Begin at the first line of the data and copy each line through the one containing "labels = [str(f) for f in freqs]", that line included, with no pictures.

## Begin MATERIAL PROVIDED

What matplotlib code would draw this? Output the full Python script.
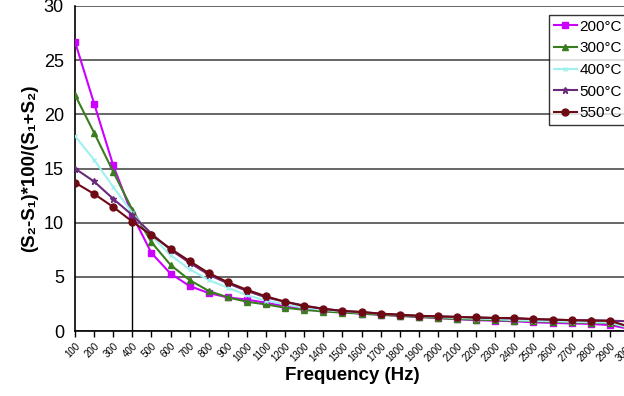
import matplotlib
matplotlib.use("Agg")
import matplotlib.pyplot as plt

plt.rcParams["font.family"] = ["Liberation Sans", "DejaVu Sans"]

freqs = list(range(100, 3001, 100))
labels = [str(f) for f in freqs]

s200 = [26.7, 21.0, 15.3, 10.7, 7.2, 5.3, 4.15, 3.5, 3.1, 2.9, 2.6, 2.3, 2.1, 1.9, 1.75,
        1.6, 1.5, 1.4, 1.3, 1.2, 1.1, 1.0, 0.95, 0.9, 0.8, 0.75, 0.7, 0.65, 0.55, 0.2]
s300 = [21.8, 18.3, 14.7, 11.2, 8.2, 6.1, 4.7, 3.7, 3.1, 2.7, 2.45, 2.15, 1.95, 1.8, 1.7,
        1.6, 1.5, 1.4, 1.3, 1.2, 1.1, 1.05, 1.0, 0.95, 0.9, 0.85, 0.8, 0.75, 0.72, 0.3]
s400 = [18.0, 15.8, 13.3, 10.9, 8.8, 7.0, 5.7, 4.7, 4.0, 3.3, 2.8, 2.45, 2.15, 1.95, 1.8,
        1.7, 1.6, 1.5, 1.4, 1.3, 1.2, 1.15, 1.1, 1.0, 0.95, 0.9, 0.85, 0.8, 0.78, 0.3]
s500 = [15.0, 13.8, 12.2, 10.7, 9.0, 7.5, 6.3, 5.2, 4.4, 3.7, 3.1, 2.7, 2.35, 2.05, 1.85,
        1.75, 1.6, 1.5, 1.4, 1.35, 1.3, 1.25, 1.2, 1.15, 1.1, 1.05, 1.0, 1.0, 0.95, 0.9]
s550 = [13.7, 12.65, 11.45, 10.1, 8.85, 7.6, 6.45, 5.35, 4.5, 3.8, 3.2, 2.7, 2.3, 2.05, 1.85,
        1.75, 1.6, 1.5, 1.4, 1.35, 1.3, 1.25, 1.2, 1.2, 1.1, 1.05, 1.0, 0.95, 0.95, 0.4]

series = [
    ("200°C", s200, "#CC00FF", "s", 4),
    ("300°C", s300, "#3A7D1E", "^", 5),
    ("400°C", s400, "#A0F0F0", "x", 3.5),
    ("500°C", s500, "#6A2A7A", "*", 5),
    ("550°C", s550, "#6E0A14", "o", 5),
]

fig = plt.figure(figsize=(6.24, 3.96), dpi=100)
ax = fig.add_axes([75/624, 65/396, (629-75)/624, (331-6)/396])

x = list(range(len(freqs)))
for name, vals, col, mk, ms in series:
    ax.plot(x, vals, color=col, marker=mk, markersize=ms, linewidth=1.5,
            label=name, markeredgecolor=col, markerfacecolor=col, zorder=3)

# vertical marker line at 400 Hz
ax.plot([3, 3], [0, 10.1], color="black", linewidth=1.0, zorder=2)

ax.set_xlim(0, len(freqs) - 1)
ax.set_ylim(0, 30)
ax.set_yticks(range(0, 31, 5))
ax.yaxis.grid(True, color="#666666", linewidth=1.4)
ax.set_axisbelow(True)
ax.set_xticks(x)
ax.set_xticklabels(labels, rotation=45, ha="right", rotation_mode="anchor", fontsize=7)
ax.tick_params(axis="x", length=4, width=1, pad=3)
ax.tick_params(axis="y", length=0, labelsize=13, pad=8)
for s in ["top", "right"]:
    ax.spines[s].set_visible(False)
ax.spines["left"].set_linewidth(1.2)
ax.spines["bottom"].set_linewidth(1.2)

ax.set_xlabel("Frequency (Hz)", fontsize=13.5, fontweight="bold", labelpad=3)
ax.set_ylabel("(S\u2082-S\u2081)*100/(S\u2081+S\u2082)", fontsize=13.5, fontweight="bold", labelpad=4)

leg = ax.legend(loc="upper left", bbox_to_anchor=(549/624, 1 - 15/396), bbox_transform=fig.transFigure,
                fontsize=11, frameon=True, fancybox=False, edgecolor="black",
                handlelength=1.5, handletextpad=0.2, borderpad=0.3, labelspacing=0.5,
                borderaxespad=0)
leg.get_frame().set_linewidth(1.0)

fig.savefig("out.png", dpi=100)
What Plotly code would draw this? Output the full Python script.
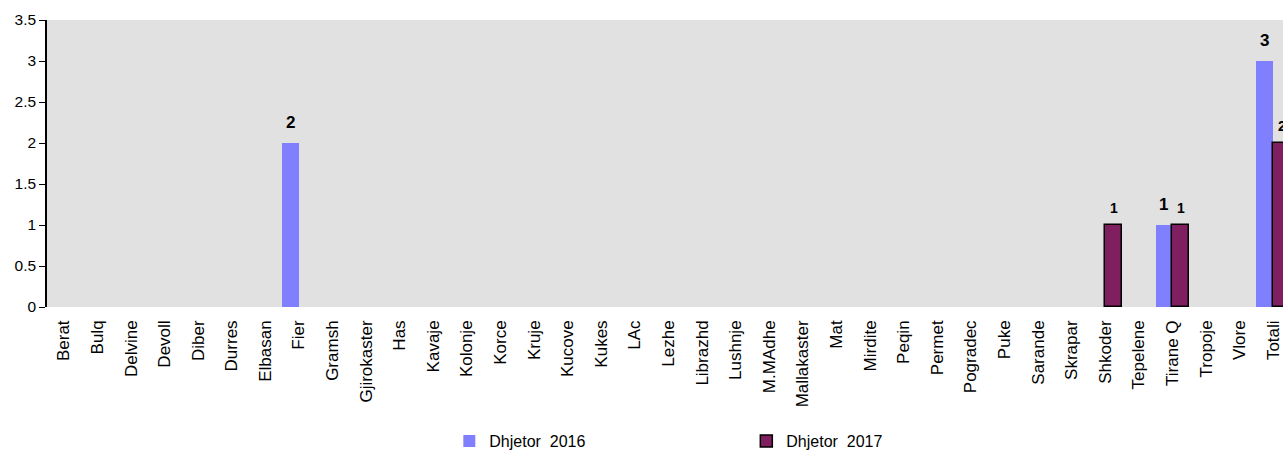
import plotly.graph_objects as go

categories = ["Berat", "Bulq", "Delvine", "Devoll", "Diber", "Durres", "Elbasan", "Fier",
              "Gramsh", "Gjirokaster", "Has", "Kavaje", "Kolonje", "Korce", "Kruje", "Kucove",
              "Kukes", "LAc", "Lezhe", "Librazhd", "Lushnje", "M.MAdhe", "Mallakaster", "Mat",
              "Mirdite", "Peqin", "Permet", "Pogradec", "Puke", "Sarande", "Skrapar", "Shkoder",
              "Tepelene", "Tirane Q", "Tropoje", "Vlore", "Totali"]
dhjetor_2016 = [0, 0, 0, 0, 0, 0, 0, 2, 0, 0, 0, 0, 0, 0, 0, 0, 0, 0, 0, 0, 0, 0, 0, 0,
                0, 0, 0, 0, 0, 0, 0, 0, 0, 1, 0, 0, 3]
dhjetor_2017 = [0, 0, 0, 0, 0, 0, 0, 0, 0, 0, 0, 0, 0, 0, 0, 0, 0, 0, 0, 0, 0, 0, 0, 0,
                0, 0, 0, 0, 0, 0, 0, 1, 0, 1, 0, 0, 2]
series_names = ["Dhjetor  2016", "Dhjetor  2017"]

BLUE = "#8080FF"
PURPLE = "#801F60"
FONT = "Liberation Sans, Arial, sans-serif"

fig = go.Figure()
fig.add_trace(go.Bar(x=categories, y=dhjetor_2016, name=series_names[0],
                     marker=dict(color=BLUE, line=dict(width=0))))
# zero values are drawn as empty bars so no outline appears at the baseline
fig.add_trace(go.Bar(x=categories, y=[v if v else None for v in dhjetor_2017],
                     name=series_names[1],
                     marker=dict(color=PURPLE, line=dict(color="black", width=1.5))))

annotations = []
for i, c in enumerate(categories):
    if dhjetor_2016[i]:
        annotations.append(dict(x=i, y=dhjetor_2016[i], xref="x", yref="y", xshift=-8.5,
                                yshift=21, text="<b>%g</b>" % dhjetor_2016[i], showarrow=False,
                                font=dict(family=FONT, size=17, color="black"), yanchor="middle"))
    if dhjetor_2017[i]:
        annotations.append(dict(x=i, y=dhjetor_2017[i], xref="x", yref="y", xshift=8.5,
                                yshift=17, text="<b>%g</b>" % dhjetor_2017[i], showarrow=False,
                                font=dict(family=FONT, size=14, color="black"), yanchor="middle"))

fig.update_layout(
    width=1283, height=452,
    margin=dict(l=47, r=0, t=20, b=145, autoexpand=False),
    paper_bgcolor="white", plot_bgcolor="#E1E1E1",
    barmode="group", bargap=0, bargroupgap=0,
    font=dict(family=FONT, size=15.5, color="black"),
    annotations=annotations,
    showlegend=True,
    legend=dict(orientation="h", x=0.3255, xanchor="left", yref="container", y=0.0243,
                yanchor="middle", entrywidth=252, font=dict(size=16),
                bgcolor="rgba(0,0,0,0)"),
    xaxis=dict(type="category", range=[-0.5, 36.29], tickangle=-90, showgrid=False,
               showline=False, ticks="", tickfont=dict(size=17), ticklabelstandoff=9,
               automargin=False),
    yaxis=dict(range=[0, 3.5], dtick=0.5, showgrid=False, showline=True, linecolor="black",
               linewidth=1.5, ticks="outside", ticklen=6, tickcolor="black",
               tickfont=dict(size=15.5), zeroline=False, automargin=False),
)

fig.write_html("out.html", config={"displayModeBar": False},
               post_script="document.body.style.margin='0';")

## End MATERIAL PROVIDED

▶ **TASK RESPONSE**
What matplotlib code would draw this? Output the full Python script.
import matplotlib
matplotlib.use("Agg")
import matplotlib.pyplot as plt

plt.rcParams["font.family"] = ["Liberation Sans", "DejaVu Sans"]

freqs = list(range(100, 3001, 100))
labels = [str(f) for f in freqs]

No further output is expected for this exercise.